Beyond adding context to the homes they manage, the nonprofit is working to give a broader history of monuments on Statehouse grounds, including the statue of Gov. Hampton on horseback as a Civil War commander. That project received an $8,000 grant from S.C. Humanities, which receives money from private donors and the National Endowment for the Humanities. A web-based tour of Statehouse grounds went live over the summer.

Waites said such an overt thematic shift inevitably led to some criticism, but she and her staff felt compelled to present material responsibly and within context.

It's also resonating with visitors, according to data culled from exit surveys.

"The tour did an excellent job of putting into perspective the breadth of the family's wealth and the realities of being enslaved. It contextualized the humanity of enslaved people in a way that I found captivating," a tourist to the Hampton-Preston mansion wrote in October.

The largest font on any of the interpretive panels is a passage from an 1859 letter by Sally Baxter Hampton to her family.

By 1860, roughly 57 percent of the state's 703,700 people were slaves, and 3,330 were in Columbia, representing 40 percent of the capital's population, according to Census numbers.

"You know southern (sic) houses are meant for people & we must occupy all the rooms ourselves," she penned. By "we," she meant white people.

James Quint, director of education for Historic Columbia, said featuring the quote so prominently opens real discussion about race and class.

"It helps reinforce the humanity of people who in many cases had no names," Sherrer said.

Inside the Robert Mills House, curators have put on display a dress that belonged to famed Civil War diarist Mary Boykin Chesnut from Camden, the daughter of a former South Carolina governor and U.S. senator and the wife of a U.S. senator who resigned following the election of President Abraham Lincoln. Part of Historic Columbia's permanent 6,500-piece collection for almost 30 years, the dress was only recently restored.

Opportunity to learn

Historic Columbia has also added interpretations on class equality to the Mann-Simons cottage, which focuses on the city's free black society during the Antebellum period leading up to the Civil War.

Once a sprawling neighborhood that included rental properties and a corner grocery store, the footprint shrank dramatically in the late 1960s as city officials needed space for affordable housing, pushing out members of the family who ran the site uninterrupted since 1843.

The Mann-Simons museum opened in 1978 but was rebooted in 2016 following a decades-long archaeological dig, unearthing artifacts that gave historians new insight about life in the Jim Crow South.

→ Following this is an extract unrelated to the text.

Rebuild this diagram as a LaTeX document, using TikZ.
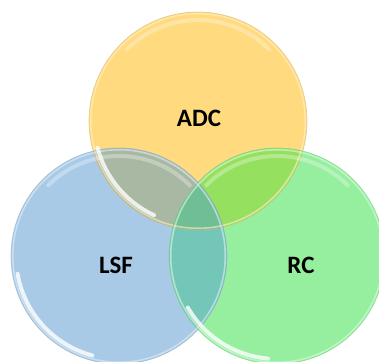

Many of the items are on display today.

There are also three-dimensional models on either side of the cottage, where buildings once stood.

As Historic Columbia was engaged in these efforts, America found itself grappling with broader concepts of race.

In 2015, South Carolina legislators voted to pull the Confederate flag from the Statehouse grounds a month after nine black parishioners were killed at the Emanuel African Methodist Episcopal Church in Charleston.

As the Hampton-Preston mansion was getting its cultural facelift, emotions flared again nationally over the relevancy and need for public monuments commemorating the Confederacy.

Waites said her organization understood the optics but won't apologize to those who take issue at the change in direction.

Next up is creating a new interpretive frame at the Modjeska Monteith Simkins home. Born in Columbia in 1899, Simkins would become one of the South's leading civil rights figures pushing for public health and social reforms.

She was instrumental in writing the lawsuit challenging segregated schools in Clarendon County. That case, Briggs v. Elliott, was the first such challenge to make it to the U.S. Supreme Court and got rolled into several others as Brown v. Board, resulting in the 1954 landmark ruling that segregated schools are illegal.

Although not open to the public because of ongoing renovations, the site is an important piece of the ongoing dialogue, Waites said.

"This is a property associated with a major civil rights and social justice activist, so it is not unusual to address issues related to the African-American community, but the interpretation will address difficult issues head-on, such as lynching and systemic racism," Waites said.